Ben Stein is playing at being a sort of right wing Michael Moore in Expelled, a film that whines because, in effect, people don't want their children to be taught creationism. Obviously marketed to the religious set (I like the not-so-subtle bleeding cross for the X) the film doesn't have to have a wide release to make money. It can be shown in churches and the like, and the DVD release will probably do well. The success of the Left Behind books and Passion Of Christ demonstrated the existence of a huge market for something like this.

As or the film itself, the hallmarks of modern conservatism are all there: carefully crafted propaganda that refuses to deal with the actual issues (arguing creationism is a sure loser, so they argue for "free speech" instead); casting themselves as victims of some powerful, elitist organization ("Big Science" actually sounds funny when you look at it, especially considering that "Big Science" is all but entirely owned by Big Industry, but Big Industry has Big Money Friends, and so is sacrosanct in a right wing film); and a core angry irrationality that wouldn't look twice at genuine reason if you plated it in gold and crusted it with diamonds. But they don't have to be reasonable to make this film and make money out of it -- that's the beauty of it all. They have a target audience that wants to be told certain things whether those things are true or not, that wants, as all of us do, to have its world view affirmed, and is willing to pay for it. And so this film. And there will almost certainly be more like it, made to appeal to different segments of the conservative public, more clearly defining the boundaries of their own world, a world that is 10,000 years old, a world that was created in six days, and so on.

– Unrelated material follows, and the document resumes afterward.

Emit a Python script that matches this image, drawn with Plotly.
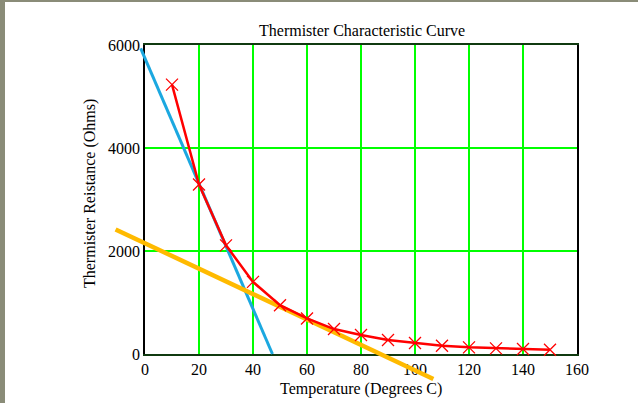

I'm reminded of George Orwell's words to the effect that technology, far from bringing people closer together, actually puts up barriers between us. More people are made ignorant by the radio, for example, than are educated by it; I can find more palpable lies in the average issue of Time than I can verifiable truths. We're beginning to use sophisticated technology to shut our borders down; cable television is becoming a screaming contest between the deranged and the greedy; and of course, our military has become so powerful that we don't really need to talk to other peoples. All this isolates, isolates both the country from the rest of the world, and different sub-populations within the country from each other. You can talk to a devout Christian of a certain type and wonder if you grew up on the same planet, let alone in the same country, so different are the basic beliefs groups live by, and films like Expelled are going to exacerbate -- are made to exacerbate -- that situation. It isn't 1936 in this country yet, but when I look around me, I don't feel we're all that far away, either. The world Orwell was writing about eventually recovered its sanity, but only after many millions of lives were lost. We seem to be losing that sanity again, and given that the world we're in now has atomic weapons (another example of technology driving wedges between people) this recovery could be expensive indeed.